Arukimedesu no taisen

Von Volker Schönenberger

Militärthriller // Am 7. April 1945 ist das Ende der „Yamato“ besiegelt: Vier Jahre nach seiner Indienststellung wird das mächtige japanische Schlachtschiff etwa 300 Kilometer südlich von Japans drittgrößter Hauptinsel Kyūshū von US-Trägerflugzeugen versenkt. Mehr als 3.000 Besatzungsmitglieder finden den Tod, darunter der Oberbefehlshaber des Flottenverbands, Vizeadmiral Itō Seiichi, und der Kommandant des Schiffs, Kapitän zur See Aruga Kōsaku. Die „Yamato“, benannt nach der Bezeichnung des alten Japan, befand sich im Rahmen der Operation Ten-gō auf dem Weg zur Insel Okinawa, um der dort tobenden Schlacht um Okinawa mit selbstmörderischen Mitteln doch noch eine Wende zugunsten des Kaiserreichs zu geben.

Das Ende am Anfang

„Yamato – Schlacht um Japan“ (2019) beginnt mit einer wuchtigen Darstellung des Untergangs des Schlachtschiffs, das von etwa 300 US-Flugzeugen attackiert wird und zahlreiche Treffer durch Torpedos und Bomben erleidet. Schließlich kentert die „Yamato“ und wird kurz darauf von einer gewaltigen Explosion der Munitionsvorräte in zwei Teile gerissen, die eine sechs Kilometer in die Luft aufsteigende Rauchwolke verursacht.
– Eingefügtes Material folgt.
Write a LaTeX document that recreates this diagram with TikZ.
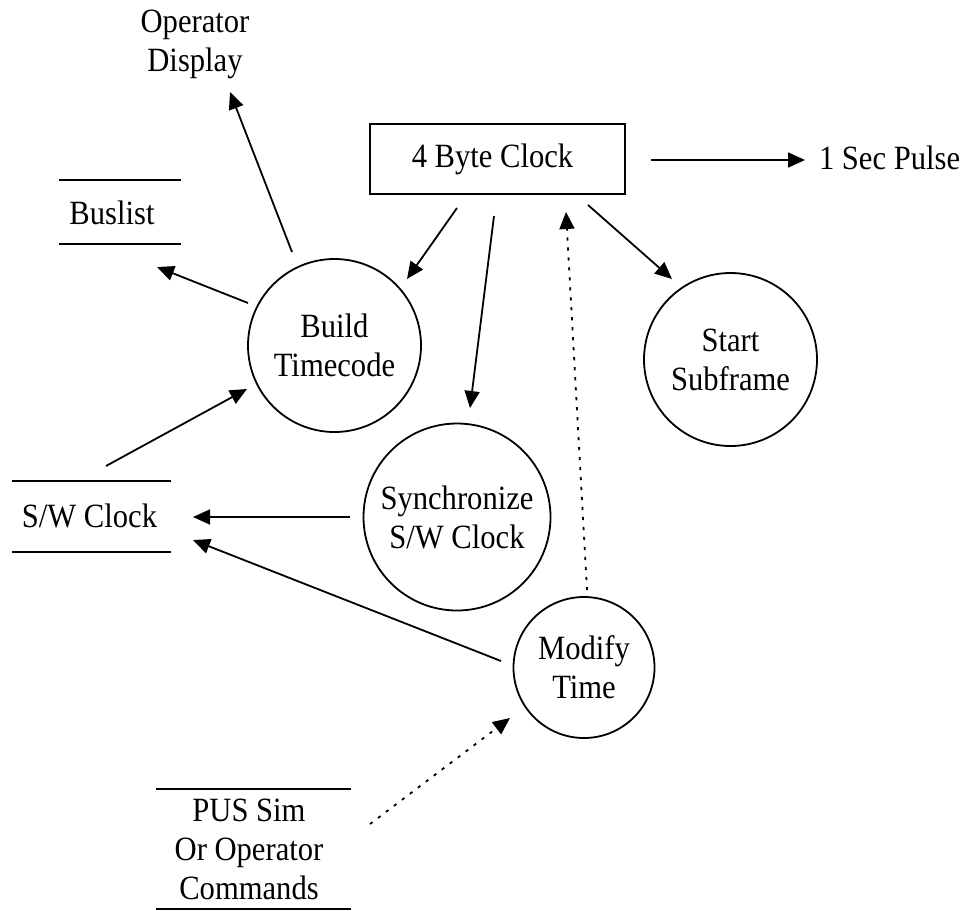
\documentclass[tikz,border=0pt]{standalone}
\usepackage{fontspec}
\setmainfont{Liberation Serif}[FakeStretch=0.9]
\usetikzlibrary{arrows.meta,calc}
\begin{document}
\begin{tikzpicture}[x=0.5pt,y=-0.5pt,
  every node/.style={font=\fontsize{17pt}{19.5pt}\selectfont, inner sep=0pt, outer sep=0pt},
  bubble/.style={draw, circle, line width=0.9pt, align=center},
  clockbox/.style={draw, rectangle, line width=0.9pt, minimum width=127.5pt, minimum height=35pt},
  plaintext/.style={align=center},
  flow/.style={line width=0.9pt, -{Triangle[length=8.5pt,width=7.5pt]}},
  cmdflow/.style={flow, dash pattern=on 1.6pt off 3.4pt},
  storeline/.style={line width=0.9pt}]

\useasboundingbox (0,0) rectangle (963,910);

% processes
\node[clockbox] (clock) at (497.5,159) {\hspace*{-5pt}4 Byte Clock};
\node[bubble, minimum size=86.5pt] (build) at (334.5,345.5) {Build\\Timecode};
\node[bubble, minimum size=93.5pt] (sync) at (457,517) {Synchronize\\S/W Clock};
\node[bubble, minimum size=70.5pt] (modify) at (584,667.5) {Modify\\Time};
\node[bubble, minimum size=86.5pt] (start) at (730.5,359.5) {Start\\Subframe};

% external entities and data stores
\node[plaintext] (opdisp) at (195,44) {Operator\\Display};
\node[anchor=base west] (pulse) at (819,169) {1 Sec Pulse};
\node[anchor=base] (buslist) at (112,224) {Buslist};
\node[anchor=base] (swclock) at (89.5,527) {S/W Clock};
\node[plaintext] (pus) at (249,849) {PUS Sim\\Or Operator\\Commands};

\draw[storeline] (59,180) -- (181,180) (59,244) -- (181,244);
\draw[storeline] (12,481) -- (171,481) (12,552) -- (171,552);
\draw[storeline] (156,789) -- (351,789) (156,909) -- (351,909);

% data flows
\draw[flow] ($(clock)+(153.5,1)$) -- ($(pulse.base west)+(-14,-9)$);
\draw[flow] ($(build)+(-42.5,-93.5)$) -- ($(opdisp)+(35,48)$);
\draw[flow] ($(build)+(-86.5,-42.5)$) -- ($(buslist.base)+(45,43)$);
\draw[flow] ($(swclock.base)+(16.5,-61)$) -- ($(build)+(-87.5,43.5)$);
\draw[flow] ($(clock)+(-40.5,49)$) -- ($(build)+(72.5,-66.5)$);
\draw[flow] ($(clock)+(-3.5,57)$) -- ($(sync)+(13,-109)$);
\draw[flow] ($(sync)+(-107,0)$) -- ($(swclock.base)+(103.5,-10)$);
\draw[flow] ($(modify)+(-83,-6.5)$) -- ($(swclock.base)+(103.5,13)$);
\draw[flow] ($(clock)+(90.5,46)$) -- ($(start)+(-58.5,-80.5)$);
\draw[cmdflow] ($(modify)+(3,-77.5)$) -- ($(clock)+(68.5,53)$);
\draw[cmdflow] ($(pus)+(121,-25)$) -- ($(modify)+(-74,50.5)$);

\end{tikzpicture}
\end{document}
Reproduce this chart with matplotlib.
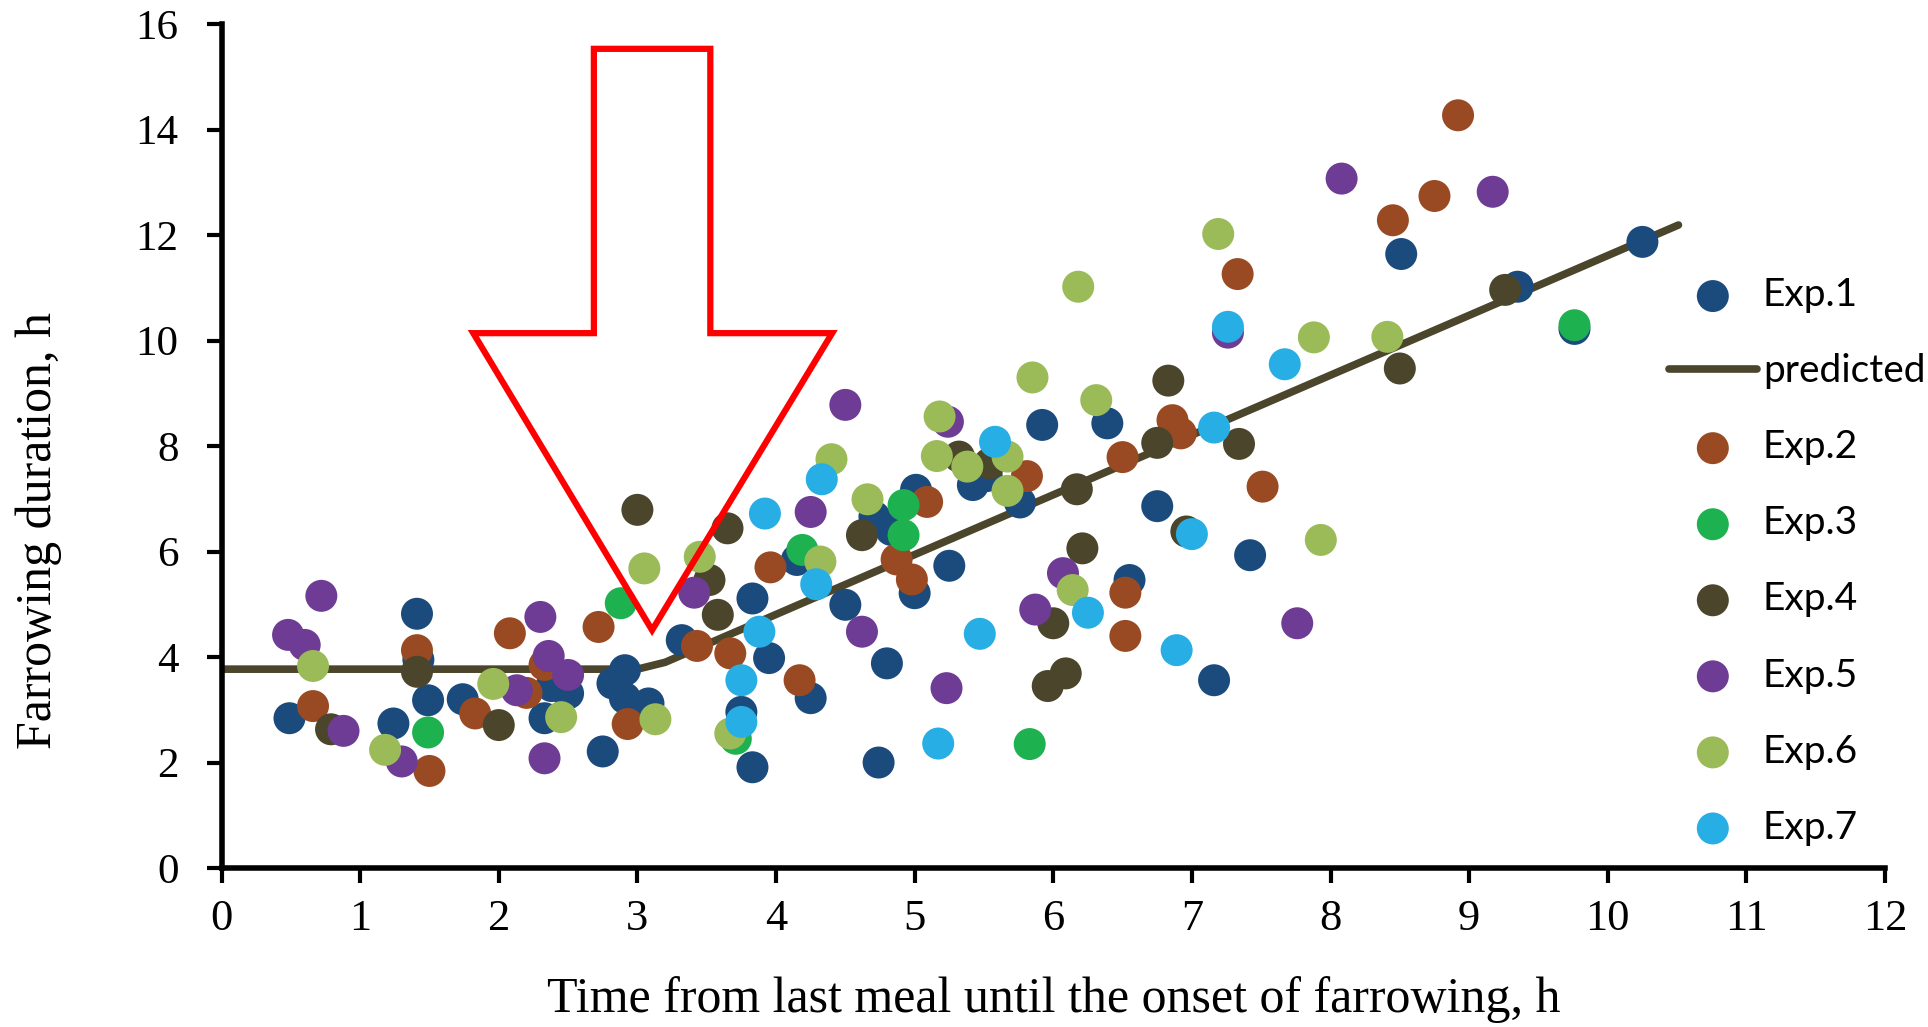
import matplotlib
matplotlib.use("Agg")
import matplotlib.pyplot as plt
from matplotlib.patches import Polygon

# values (x: h since last meal, y: farrowing duration h)
exp1_x = [0.49, 1.41, 1.42, 1.49, 1.24, 1.74, 2.50, 2.38, 2.33, 2.91, 2.82, 2.91, 3.08, 2.75, 3.32,
          5.42, 5.52, 5.76, 5.01, 4.71, 4.83, 4.15, 3.83, 3.95, 4.25, 3.75, 3.83, 4.50, 4.80, 4.74,
          5.00, 5.25, 6.55, 6.75, 7.16, 6.39, 5.92, 7.42, 8.51, 9.35, 10.25, 9.76]
exp1_y = [2.84, 4.82, 3.95, 3.18, 2.74, 3.20, 3.31, 3.45, 2.84, 3.75, 3.50, 3.22, 3.12, 2.21, 4.32,
          7.26, 7.43, 6.93, 7.17, 6.66, 6.41, 5.84, 5.11, 3.98, 3.22, 2.96, 1.91, 4.99, 3.88, 2.00,
          5.21, 5.73, 5.46, 6.86, 3.56, 8.43, 8.40, 5.93, 11.64, 11.02, 11.87, 10.22]

exp2_x = [0.66, 1.41, 1.50, 1.83, 2.20, 2.08, 2.33, 2.72, 2.93, 3.43, 3.67, 3.96, 4.17, 4.87,
          4.98, 5.09, 5.81, 6.50, 6.86, 6.92, 6.52, 6.52, 7.51, 7.33, 8.45, 8.75, 8.92]
exp2_y = [3.07, 4.13, 1.84, 2.93, 3.32, 4.45, 3.85, 4.57, 2.73, 4.21, 4.07, 5.70, 3.56, 5.85,
          5.47, 6.94, 7.43, 7.79, 8.49, 8.24, 5.22, 4.40, 7.23, 11.26, 12.28, 12.74, 14.27]

exp3_x = [1.49, 2.88, 3.71, 4.19, 4.92, 4.92, 5.83, 9.76]
exp3_y = [2.57, 5.02, 2.45, 6.03, 6.88, 6.31, 2.35, 10.29]

exp4_x = [0.79, 1.41, 2.00, 3.00, 3.52, 3.58, 3.65, 4.62, 5.32, 5.54, 6.17, 6.75, 6.83, 6.21,
          6.00, 6.09, 5.96, 6.96, 7.34, 8.50, 9.26]
exp4_y = [2.63, 3.72, 2.71, 6.79, 5.46, 4.80, 6.44, 6.31, 7.80, 7.67, 7.18, 8.06, 9.24, 6.06,
          4.64, 3.69, 3.45, 6.38, 8.04, 9.47, 10.96]

exp5_x = [0.72, 0.48, 0.60, 0.88, 1.30, 2.13, 2.30, 2.36, 2.50, 2.33, 3.41, 4.50, 5.24, 4.25,
          4.62, 5.23, 6.07, 5.87, 7.76, 7.26, 8.08, 9.17]
exp5_y = [5.16, 4.42, 4.23, 2.60, 2.02, 3.37, 4.76, 4.02, 3.66, 2.08, 5.22, 8.78, 8.46, 6.75,
          4.48, 3.41, 5.59, 4.90, 4.64, 10.15, 13.07, 12.82]

exp6_x = [0.66, 1.18, 1.96, 2.45, 3.05, 3.13, 3.45, 3.67, 4.40, 4.66, 4.32, 5.85, 6.31, 5.18,
          5.16, 5.38, 5.67, 5.67, 6.14, 7.93, 7.19, 6.18, 7.88, 8.41]
exp6_y = [3.83, 2.24, 3.49, 2.86, 5.68, 2.82, 5.90, 2.55, 7.75, 6.99, 5.81, 9.30, 8.87, 8.56,
          7.81, 7.61, 7.80, 7.15, 5.27, 6.22, 12.02, 11.02, 10.06, 10.07]

exp7_x = [3.88, 3.75, 3.75, 3.92, 4.33, 4.29, 5.58, 5.17, 5.47, 6.25, 7.00, 6.89, 7.16, 7.67, 7.26]
exp7_y = [4.48, 3.56, 2.77, 6.72, 7.37, 5.38, 8.08, 2.36, 4.44, 4.84, 6.33, 4.13, 8.35, 9.55, 10.26]

pred_x = [0, 3.0, 3.2, 10.51]
pred_y = [3.77, 3.77, 3.90, 12.19]

# red arrow outline (data coords)
arrow_x = [2.686, 3.526, 3.526, 4.405, 3.106, 1.816, 2.686]
arrow_y = [15.53, 15.53, 10.14, 10.14, 4.51, 10.14, 10.14]

series = [
    ("Exp.1", exp1_x, exp1_y, "#1b4a7d"),
    ("Exp.2", exp2_x, exp2_y, "#9a4a22"),
    ("Exp.3", exp3_x, exp3_y, "#1db14f"),
    ("Exp.4", exp4_x, exp4_y, "#4b452c"),
    ("Exp.5", exp5_x, exp5_y, "#6e3b95"),
    ("Exp.6", exp6_x, exp6_y, "#9bbb59"),
    ("Exp.7", exp7_x, exp7_y, "#27aee4"),
]

fig = plt.figure(figsize=(19.28, 10.27), dpi=100)
ax = fig.add_axes([0.1149, 0.1548, 0.8628, 0.8218])

handles = {}
for name, xs, ys, col in series:
    handles[name] = ax.scatter(xs, ys, s=530, color=col, edgecolors="none", zorder=3, label=name)

line, = ax.plot(pred_x, pred_y, color="#4b452c", lw=5.5, solid_capstyle="round",
                zorder=2, label="predicted")

arrow = Polygon(list(zip(arrow_x, arrow_y)), closed=True, fill=False, edgecolor="#ff0000",
                lw=4.5, joinstyle="miter", zorder=6, clip_on=False)
ax.add_patch(arrow)

ax.set_xlim(0, 12)
ax.set_ylim(0, 16)
ax.set_xticks(range(0, 13))
ax.set_yticks(range(0, 17, 2))
for sp in ["top", "right"]:
    ax.spines[sp].set_visible(False)
for sp in ["left", "bottom"]:
    ax.spines[sp].set_linewidth(4)

serif = "Liberation Serif"
ax.tick_params(axis="both", direction="out", length=11, width=3, labelsize=31)
ax.tick_params(axis="x", pad=11, labelsize=32)
ax.tick_params(axis="y", pad=20)
for lab in ax.get_xticklabels() + ax.get_yticklabels():
    lab.set_fontfamily(serif)

ax.set_xlabel("Time from last meal until the onset of farrowing, h", fontsize=36, fontfamily=serif)
ax.set_ylabel("Farrowing duration, h", fontsize=36, fontfamily=serif)
ax.xaxis.set_label_coords(0.5, -0.128)
ax.yaxis.set_label_coords(-0.096, 0.40)

order = ["Exp.1", "predicted", "Exp.2", "Exp.3", "Exp.4", "Exp.5", "Exp.6", "Exp.7"]
hl = [line if n == "predicted" else handles[n] for n in order]
leg = fig.legend(hl, order, loc="center left", bbox_to_anchor=(0.8657, 0.4533),
                 frameon=False, scatterpoints=1, borderpad=0, borderaxespad=0,
                 handlelength=2.25, handletextpad=0.16, labelspacing=1.03,
                 prop={"family": "Lato", "size": 28})

fig.savefig("out.png", dpi=100)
US-Trägerflugzeuge attackieren und …

Im Anschluss an diesen das Ende vorwegnehmenden Prolog springt die Handlung des Kriegsdramas zwölf Jahre zurück ins Jahr 1933. An Bord eines japanischen Flugzeugträgers kommentiert Isoroku Yamamoto (Hiroshi Tachi), Führer der 1. Trägerdivison, die Kunde vom geplanten Bau eines mächtigen Schlachtschiffs mit den Worten: Sie werden sehen: In kommenden Kriegen sind Schlachtschiffe so gut wie nutzlos.

Mit was für Schiffen gewinnt man Kriege?

Bei einer Besprechung vor Marineminister Mineo Ōsumi (Katsuya Kobayashi) verleiht er seiner Überzeugung mit Unterstützung des Vizeadmirals Osami Nagano (Jun Kunimura) Nachdruck, Flugzeugträger seien die Kriegsschiffgattung der Zukunft. In Konteradmiral Shigetarō Shimada (Isao Hashizume) findet er einen Gegner: Das weiß doch jedes Kind, dass man Kriege mit Schlachtschiffen gewinnt. Shimada lässt auch sogleich von Admiral Tadamichi Hirayama (Min Tanaka) ein spektakuläres Modell des geplanten Schlachtkreuzers präsentieren.

… versenken die „Yamato“

Die Entscheidung über den Neubau des kommenden Flaggschiffs der Kaiserlich Japanischen Marine wird vertagt. Yamamoto trifft zufällig auf den genialen jungen Mathematiker Tadashi Kai (Masaki Suda) und setzt diesen darauf an, den Kostenvoranschlag des vorgestellten Schlachtschiffs als gefälscht und viel zu niedrig zu entlarven. Dazu macht er ihn kurzerhand zum Korvettenkapitän und teilt ihm seinen Adjutanten Fähnrich Shojiro Tanaka (Tasuku Emoto) als Untergebenen zu. Tadashi Kai bleiben zwei Wochen für eine aussichtslos erscheinende Aufgabe.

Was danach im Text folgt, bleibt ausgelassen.